New Delhi, Jan 9: The government on Friday issued guidelines for the packaging and transportation of COVID-19 vaccines by air, directing the airport authorities and airlines to use dry ice as the refrigerant material during the transportation in order to maintain the low temperatures between -8° C to -70° C.

"The temperature maintenance requirement for COVID-I9 vaccines is reported to be varying from -8° C to -70° C and hence, the use of refrigerant material during the transportation becomes essential," noted Director General of Civil Aviation (DGCA) in the guideline.

"Though there may be different refrigerant options, use of dry ice (Carbon Dioxide Solid) is the most commonly used, affordable and readily available refrigerant material available in the country for transportation of perishables by air," it stated further,
The DGCA said the vaccines packed in dry ice should ideally be transported in the lower deck of the aircraft, but if the airline wishes to transport them in the passenger cabin, then the flight crew must be properly trained on the hazards and risks of its transportation.

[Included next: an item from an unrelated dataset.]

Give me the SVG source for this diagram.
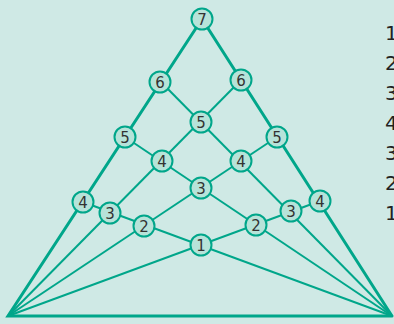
<svg xmlns="http://www.w3.org/2000/svg" width="394" height="324" viewBox="0 0 394 324">
<style>
.edge{stroke:#00a68a;stroke-width:3;fill:none;stroke-linecap:round}
.ln{stroke:#00a68a;stroke-width:2;fill:none}
.nd circle{fill:#b7e3d9;stroke:#00a68a;stroke-width:2}
.nd text{font-family:"DejaVu Sans",Verdana,sans-serif;font-size:15px;fill:#333;text-anchor:middle}
.side{font-family:"DejaVu Sans",Verdana,sans-serif;font-size:20px;fill:#222}
</style>
<rect width="394" height="324" fill="#cfe9e5"/>
<g id="connectors">
<line class="ln" x1="8" y1="316" x2="241" y2="80"/>
<line class="ln" x1="8" y1="316" x2="277" y2="137"/>
<line class="ln" x1="8" y1="316" x2="320" y2="201"/>
<line class="ln" x1="392" y1="316" x2="161" y2="82"/>
<line class="ln" x1="392" y1="316" x2="125" y2="137"/>
<line class="ln" x1="392" y1="316" x2="83" y2="202"/>
<polyline class="edge" points="392,316 8,316 202,19 392,316"/>
</g>
<g id="n7" class="nd"><circle cx="202" cy="19" r="10.5"/><text x="202" y="24.5">7</text></g>
<g id="n6l" class="nd"><circle cx="160" cy="82" r="10.5"/><text x="160" y="87.5">6</text></g>
<g id="n6r" class="nd"><circle cx="241" cy="80" r="10.5"/><text x="241" y="85.5">6</text></g>
<g id="n5l" class="nd"><circle cx="125" cy="137" r="10.5"/><text x="125" y="142.5">5</text></g>
<g id="n5c" class="nd"><circle cx="201" cy="122" r="10.5"/><text x="201" y="127.5">5</text></g>
<g id="n5r" class="nd"><circle cx="277" cy="137" r="10.5"/><text x="277" y="142.5">5</text></g>
<g id="n4l" class="nd"><circle cx="83" cy="202" r="10.5"/><text x="83" y="207.5">4</text></g>
<g id="n4lc" class="nd"><circle cx="162" cy="161" r="10.5"/><text x="162" y="166.5">4</text></g>
<g id="n4rc" class="nd"><circle cx="241" cy="161" r="10.5"/><text x="241" y="166.5">4</text></g>
<g id="n4r" class="nd"><circle cx="320" cy="201" r="10.5"/><text x="320" y="206.5">4</text></g>
<g id="n3l" class="nd"><circle cx="110" cy="213" r="10.5"/><text x="110" y="218.5">3</text></g>
<g id="n3c" class="nd"><circle cx="201" cy="188" r="10.5"/><text x="201" y="193.5">3</text></g>
<g id="n3r" class="nd"><circle cx="291" cy="211" r="10.5"/><text x="291" y="216.5">3</text></g>
<g id="n2l" class="nd"><circle cx="144" cy="226" r="10.5"/><text x="144" y="231.5">2</text></g>
<g id="n2r" class="nd"><circle cx="256" cy="225" r="10.5"/><text x="256" y="230.5">2</text></g>
<g id="n1" class="nd"><circle cx="201" cy="245" r="10.5"/><text x="201" y="250.5">1</text></g>
<g id="side">
<text class="side" x="385" y="40">1</text>
<text class="side" x="385" y="70">2</text>
<text class="side" x="385" y="100">3</text>
<text class="side" x="385" y="130">4</text>
<text class="side" x="385" y="160">3</text>
<text class="side" x="385" y="190">2</text>
<text class="side" x="385" y="220">1</text>
</g>
</svg>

"The operator should take all necessary steps to ensure that the flight crew is not harmed by carbon dioxide incapacitation or intoxication. Flight crew should be properly trained on the hazards and risks of transporting dry ice and on the procedures related to the operation. Any other occupants on-board should only be allowed if required under demonstrated urgent operational needs (for example, additional flight crew for the return flight or additional persons needed for the cargo handling)," it stated.

The guidelines noted that dry ice transforms into carbon dioxide gas at temperatures higher than -78 degrees Celsius under normal atmospheric pressure and, therefore, it is classified as "dangerous goods" by the International Civil Aviation Organization (ICAO), therefore, "adequate number of carbon dioxide detectors should be available in the cabin."

"Such detectors should be located at locations for timely and reliable detection of a dangerous concentration of carbon dioxide," it added.

It further directed the operators, while engaging in the transportation of COVID-19 vaccines, "to establish the maximum quantity of dry ice that can be loaded in a given cargo hold or in the main deck (passenger cabin) when a passenger version is deployed for all cargo operations."

Government sources on Thursday said the government has allowed passenger aircraft to transport vaccines.

"Pune will be the central hub from where vaccine distribution will take place. 41 destinations across the country finalised for delivery of vaccines," they stated.